I have been in textile and production for more than 20 years. I have witnessed what it means to produce a product and how much effort and resource is used. The process of collections from drawing to actual product is beyond anyone’s belief. When you are fully aware of the time, money and, most importantly, effort that is spent on making even a simple t-shirt, each outfit becomes incredibly valuable for you.
Let me briefly explain the cost of a basic cotton t-shirt; starting from the sowing of cotton until it becomes a fabric, 2700 liters of water is required for a t-shirt fabric, a minimum of 2 weeks fabric production process and dyeing, 1 day for the pattern, cutting, testing and sewing of the model, and dozens of people and tools to do all these tasks. If you do this for higher quality perhaps you double the time and money saved.

Knowing all this, it is not acknowledgeable for big brands to reduce the sales price or destroy products instead of donating them just so that the "brand value" does not decrease. France makes states that 630 million Euros were destroyed in 2014, and Germany 7 billion Euros for 2010. On the other hand, Burberry reported in its 2018 annual report that they destroyed $36.8 million worth of unsold products. H&M is accused of burning 60 tons of goods since 2013. Certainly, these are self-reported values and are just the tip of the iceberg.

If you are curios about the diposal process of the goods ,they burn, break them up and use them to fill the land. There is no official statement, estimation of the European Union related to the amount of goods destroyed each year, or a legal regulation developed to prevent this practice. However, awareness-raising organizations are starting to raise their voices more, forcing countries to take action as soon as possible even a little.

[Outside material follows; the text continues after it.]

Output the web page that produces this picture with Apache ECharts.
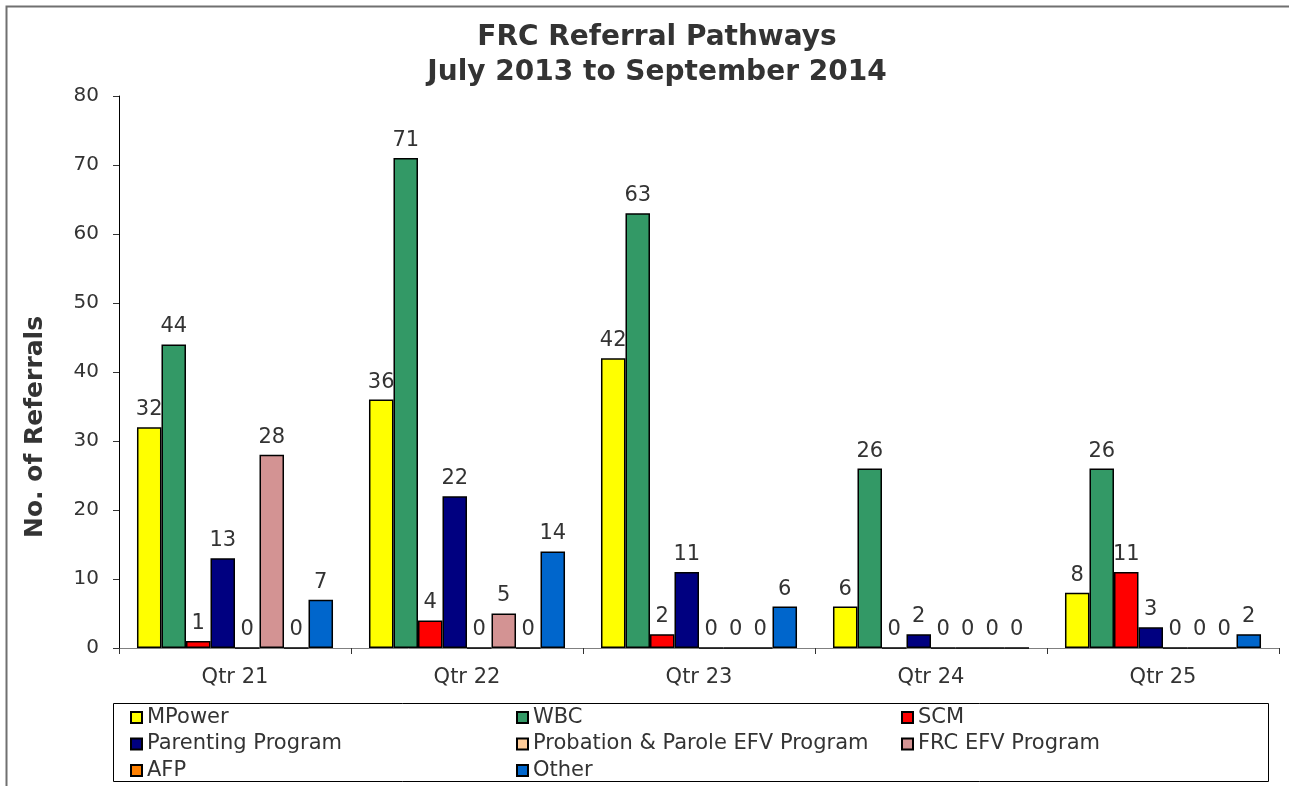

Until now, France has taken a step towards the prevention of waste from fashion brands, and with a law dated 28 January 2020, it prohibits the destruction of unsold or returned products of clothing and luxury brands, designers.

France is followed by Germany. German Environment Minister Svenja Schulze stated that the country wants to end the destruction of new goods by updating the circular economy law. With the draft law enacted on February 12, 2020, the destruction of stocks other than products that have become unusable is prohibited. As of 2021, voices began to rise in America. The USPIRG, the United States Public Interest Group Calls organization, urges state guardians to hold the industry accountable for overproduction and to prohibit the disposal of excess stock.

With all these environmental reactions, laws and awareness, brands are thinking about what to do with the goods that they cannot destroy. Burberry has made an agreement with the British Fashion Council (BFC) and announced that it will contribute to the circular fashion economy.

We can say that Alexander McQueen, who donated unused fabrics during production to fashion schools and students, became the pioneer of this trend by donating unused fabrics to fashion students at 14 different universities in 2020. Around the world, new brands that collect many deadstock fabrics or that make collections by upcycling the leftover products for reuse have started to come into the market. As a designer, I can say that this is indeed difficult.